San Francisco-based PG&E has in recent months waged a campaign to change a legal framework known as inverse condemnation that is used to determine whether utilities and their shareholders — or the companies’ rate-paying customers — ultimately pay for costs associated with wildfires sparked by the utilities’ infrastructure.
Fire victims warned that it’s possible that even if property owners are compensated, the payments might fall far below the value of the defunct property.
However, a key passage in the governor’s proposal could do away with full compensation and leave that up to the discretion of a judge or jury.
“Just compensation to the owner is not protected because the court can reduce the damages below the fair market value by determining proportionate fault,” the legal analysis by the wildfire victims stated.
Alarmed by destructive wildfires this year and in past fire seasons, the governor has said his proposed legislative remedy is needed to protect a crucial electricity system whose financial stability could be undermined if today’s legal framework for determining liability isn’t altered.
But PG&E wants the governor and Legislature to go even further to fashion financial shields for PG&E.
“The governor’s proposal is constructive, but it is insufficient,” Williams told the analysts on July 26. “It is an important input, but more work is necessary.”

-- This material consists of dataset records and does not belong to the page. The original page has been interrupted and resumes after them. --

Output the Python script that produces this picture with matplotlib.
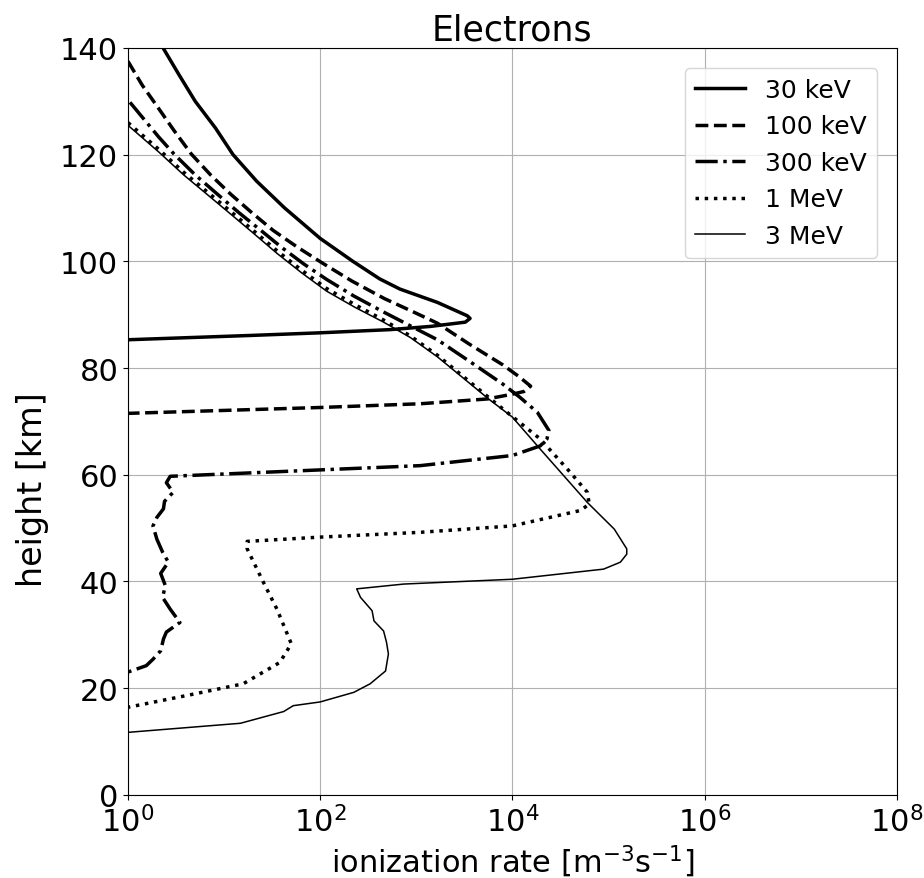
import matplotlib
matplotlib.use("Agg")
import matplotlib.pyplot as plt
from matplotlib.ticker import NullLocator

# height [km] and ionization rate [m^-3 s^-1]
h_30keV = [140, 135, 130, 125, 120, 115, 110, 104.3, 100, 96.7, 94.8, 92.3, 89.8, 89.3,
           88.6, 87.8, 87.2, 86.6, 86.1, 85.3]
q_30keV = [2.32, 3.39, 5.01, 8.13, 12.4, 21.9, 42.7, 100, 219, 417, 676, 1660, 3390, 3630,
           3240, 1410, 537, 100, 18.6, 1]

h_100keV = [137.5, 133.0, 128.9, 124.5, 120.1, 116.2, 112.6, 109.1, 105.8, 102.7, 99.7, 96.3,
            93.0, 90.6, 88.4, 84.5, 80.6, 78.5, 76.6, 75.6, 75.1, 74.2, 73.3, 72.6, 71.5]
q_100keV = [1, 1.41, 2.04, 3.02, 4.57, 7.24, 11.7, 19.5, 32.4, 57.5, 105, 214,
            468, 912, 1660, 3550, 7940, 1.15e4, 1.55e4, 1.32e4, 1e4, 5500, 1100, 100, 1]

h_300keV = [129.8, 123.3, 120.1, 116.2, 112.6, 109.2, 106.0, 102.6, 99.5, 96.6, 93.5, 90.5,
            87.8, 85.3, 81.3, 77.0, 74.5, 71.7, 68.3, 66.7, 65.4, 63.6, 61.7, 60.9,
            59.7, 58.5, 56.7, 55.0, 53.6, 52.0, 50.4, 47.9, 45.5, 43.6, 41.5, 39.2, 37.0,
            34.8, 32.3, 30.5, 29.2, 27.0, 25.4, 24.2, 23.0]
q_300keV = [1.05, 2.09, 3.02, 5.01, 8.51, 14.1, 23.4, 39.8, 67.6, 117, 224, 457,
            891, 1660, 3550, 7940, 1.2e4, 1.82e4, 2.4e4, 2.29e4, 1.95e4, 1e4, 1100, 100,
            2.75, 2.51, 2.95, 2.40, 2.34, 2.0, 1.82, 2.0, 2.29, 2.63, 2.19, 2.45, 2.29,
            2.75, 3.47, 2.51, 2.34, 2.19, 1.82, 1.55, 1]

h_1MeV = [126, 121, 116.7, 112.8, 109.2, 105.7, 102, 98.3, 94.9, 91.9, 89.0, 86.0, 82.4,
          78.1, 74.4, 70.9, 66.7, 60.5, 56.7, 54.5, 53.3, 50.4, 49.2, 48.3, 47.5, 46.1,
          39.8, 34.8, 28.3, 24.8, 20.8, 18.6, 16.4]
q_1MeV = [1, 2.09, 3.80, 6.92, 12.0, 20.4, 35.5, 64.6, 117, 229, 457, 871, 1660,
          3240, 5750, 1e4, 1.95e4, 3.98e4, 6.03e4, 6.31e4, 5.13e4, 1e4, 1100, 100, 17.4, 17.4,
          25.7, 35.5, 50.1, 38, 15.8, 4.07, 1]

h_3MeV = [125.5, 120.5, 116.2, 112.3, 108.7, 105.2, 101.5, 97.8, 94.4, 91.4, 88.6, 85.7,
          82.1, 77.8, 74.1, 70.8, 64.8, 54.8, 49.8, 46.1, 45.1, 43.6, 42.3, 41.6, 40.4, 39.5,
          38.6, 37.0, 34.5, 32.6, 30.7, 28.6, 26.4, 23.2, 20.8, 19.2, 17.4, 16.7, 15.6, 13.4,
          11.7]
q_3MeV = [1, 2.09, 3.80, 6.92, 12.0, 20.4, 35.5, 64.6, 117, 229, 457, 871,
          1660, 3240, 5750, 1e4, 1.95e4, 6.03e4, 1.15e5, 1.55e5, 1.55e5, 1.33e5, 8.9e4, 3.98e4,
          1e4, 741, 240, 263, 347, 363, 457, 490, 513, 479, 331, 224, 100, 52.5, 41.7, 14.8, 1]

fig = plt.figure(figsize=(9.24, 8.79), dpi=100)
ax = fig.add_axes([0.1385, 0.0947, 0.832, 0.8496])

ax.plot(q_30keV, h_30keV, color="black", linestyle="-", linewidth=2.5, label="30 keV")
ax.plot(q_100keV, h_100keV, color="black", linestyle="--", linewidth=2.5, label="100 keV")
ax.plot(q_300keV, h_300keV, color="black", linestyle="-.", linewidth=2.5, label="300 keV")
ax.plot(q_1MeV, h_1MeV, color="black", linestyle=":", linewidth=2.5, label="1 MeV")
ax.plot(q_3MeV, h_3MeV, color="black", linestyle="-", linewidth=1.1, label="3 MeV")

ax.set_xscale("log")
ax.set_xlim(1, 1e8)
ax.set_ylim(0, 140)
ax.set_xticks([1, 1e2, 1e4, 1e6, 1e8])
ax.xaxis.set_minor_locator(NullLocator())
ax.tick_params(labelsize=22)
ax.grid(True)

ax.set_title("Electrons", fontsize=25)
ax.set_xlabel("ionization rate [m$^{-3}$s$^{-1}$]", fontsize=22)
ax.set_ylabel("height [km]", fontsize=24)
ax.yaxis.set_label_coords(-0.103, 0.41)
ax.legend(loc="upper right", fontsize=18, borderaxespad=0.8)

fig.savefig("out.png", dpi=100)
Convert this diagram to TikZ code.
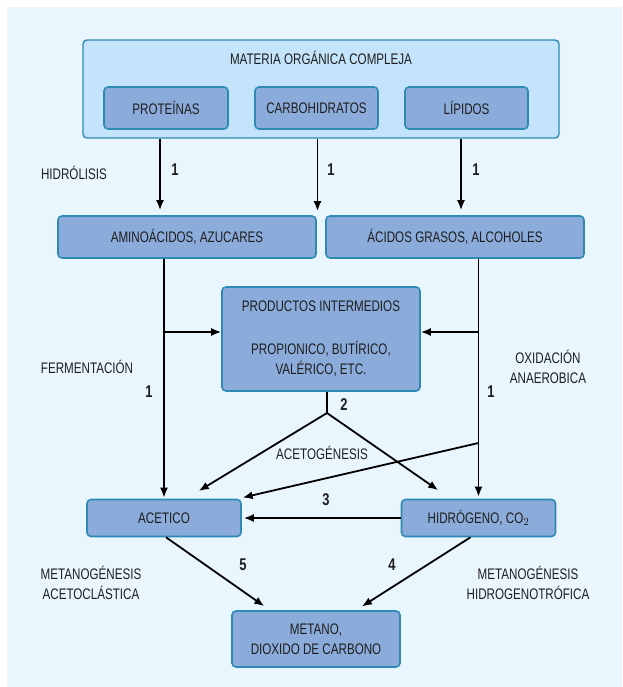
\documentclass[tikz,border=0pt]{standalone}
\usepackage{fontspec}
\setmainfont[FakeStretch=0.76]{Liberation Sans}
\usetikzlibrary{positioning,calc,arrows.meta}
\definecolor{bgblue}{HTML}{EAF6FE}
\definecolor{outerfill}{HTML}{C3E4FA}
\definecolor{boxfill}{HTML}{8BABDA}
\definecolor{boxline}{HTML}{2E8AB5}
\definecolor{ink}{HTML}{1E1E1E}

\begin{document}
\begin{tikzpicture}
		[x=1pt, y=-1pt,
		every node/.style={text=ink, font=\fontsize{15.3}{20}\selectfont},
		outerbox/.style={draw=boxline, line width=1.4pt, fill=outerfill, rounded corners=4pt},
		stagebox/.style={draw=boxline, line width=1.6pt, fill=boxfill, rounded corners=4pt, align=center},
		num/.style={font=\fontsize{17}{18}\selectfont\bfseries},
		phase/.style={align=center},
		arr/.style={line width=1.8pt, -{Latex[length=10pt,width=8pt]}},
		link/.style={line width=1.8pt}]
		\useasboundingbox (0,0) rectangle (622,687);
		\fill[bgblue] (7,7) rectangle (622,687);

		\node[outerbox, minimum width=476pt, minimum height=98pt] (mat) at (321,89) {};
		\node (mattitle) at (321,58) {MATERIA ORGÁNICA COMPLEJA};
		\node[stagebox, minimum width=124pt, minimum height=42pt] (prot) at (166,108) {PROTEÍNAS};
		\node[stagebox, minimum width=123pt, minimum height=42pt] (carb) at (316.5,108) {CARBOHIDRATOS};
		\node[stagebox, minimum width=123pt, minimum height=42pt] (lip) at (466.5,108) {LÍPIDOS};

		\node[stagebox, minimum width=258pt, minimum height=42pt] (amino) at (187,237) {AMINOÁCIDOS, AZUCARES};
		\node[stagebox, minimum width=258pt, minimum height=42pt] (acidos) at (455,237) {ÁCIDOS GRASOS, ALCOHOLES};

		\node[stagebox, minimum width=198pt, minimum height=104pt] (prod) at (321,339)
			{PRODUCTOS INTERMEDIOS\\[23pt]PROPIONICO, BUTÍRICO,\\VALÉRICO, ETC.};

		\node[stagebox, minimum width=154pt, minimum height=37pt] (acet) at (164,518) {ACETICO};
		\node[stagebox, minimum width=154pt, minimum height=37pt] (hid) at (478.5,518) {HIDRÓGENO, CO$_2$};

		\node[stagebox, minimum width=168pt, minimum height=56pt] (met) at (316,639) {METANO,\\DIOXIDO DE CARBONO};

		\node (hidrolisis) at (74,173) {HIDRÓLISIS};
		\node[phase] (ferment) at (87,367) {FERMENTACIÓN};
		\node[phase] (oxid) at (548,367) {OXIDACIÓN\\ANAEROBICA};
		\node (acetog) at (322,453) {ACETOGÉNESIS};
		\node[phase] (metacet) at (91,583) {METANOGÉNESIS\\ACETOCLÁSTICA};
		\node[phase] (methid) at (528,583) {METANOGÉNESIS\\HIDROGENOTRÓFICA};

		\node[num] (n1a) at (175,170) {1};
		\node[num] (n1b) at (331,170) {1};
		\node[num] (n1c) at (476,170) {1};
		\node[num] (n1d) at (149,392) {1};
		\node[num] (n1e) at (491,392) {1};
		\node[num] (n2) at (344,405) {2};
		\node[num] (n3) at (326,500) {3};
		\node[num] (n4) at (392,565) {4};
		\node[num] (n5) at (243,565) {5};

		\draw[arr, shorten >=5pt] ([xshift=-6pt]prot.south |- mat.south) -- ([xshift=-6pt]prot.south |- amino.north);
		\draw[arr, shorten >=4pt] ([xshift=1pt]carb.south |- mat.south) -- ([xshift=1pt]carb.south |- amino.north);
		\draw[arr, shorten >=5pt] ([xshift=-5.5pt]lip.south |- mat.south) -- ([xshift=-5.5pt]lip.south |- acidos.north);

		\draw[arr, shorten >=1pt] (acet.north |- amino.south) -- (acet.north);
		\draw[arr, shorten >=2pt] (hid.north |- acidos.south) -- (hid.north);
		\draw[arr] ([yshift=7pt]prod.west -| acet.north) -- ([yshift=7pt]prod.west);
		\draw[arr] ([yshift=7pt]prod.east -| hid.north) -- ([yshift=7pt]prod.east);

		\coordinate (split) at (327,413);
		\coordinate (tap) at (hid.north |- 0,443);
		\draw[link] (prod.south -| split) -- (split);
		\draw[arr, shorten >=15pt] (split) -- ([xshift=22pt]acet.north);
		\draw[arr, shorten >=15pt] (split) -- ([xshift=-28pt]hid.north);
		\draw[arr, shorten >=5pt] (tap) -- ([xshift=-4pt]acet.north east);

		\draw[arr, shorten >=2pt] (hid.west) -- (acet.east);
		\draw[arr, shorten >=7pt] ([xshift=2pt]acet.south) -- ([xshift=-46pt]met.north);
		\draw[arr, shorten >=7pt] ([xshift=-8pt]hid.south) -- ([xshift=40pt]met.north);
	\end{tikzpicture}
\end{document}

“None of the reforms being discussed would limit a victim’s ability to pursue a negligence claim against their utility,” PG&E spokeswoman Lynsey Paulo said.
Although Brown’s legislative proposal wouldn’t absolve PG&E of exposures to past fires, a separate measure, AB 33, would use state-backed bond measures to finance, up front, billions of dollars in costs for the wildfires so victims could be paid rapidly, noted state Sen. Jerry Hill, a frequent critic of PG&E. The utility caused a fatal explosion in 2010 in San Bruno, which is part of the senator’s legislative district.
“The governor’s plan is clearly a way for PG&E to be bailed out for future liabilities, and as we know, AB 33 is designed to bail out PG&E for last year’s illegal activities that started many of the October fires,” Sen. Hill said.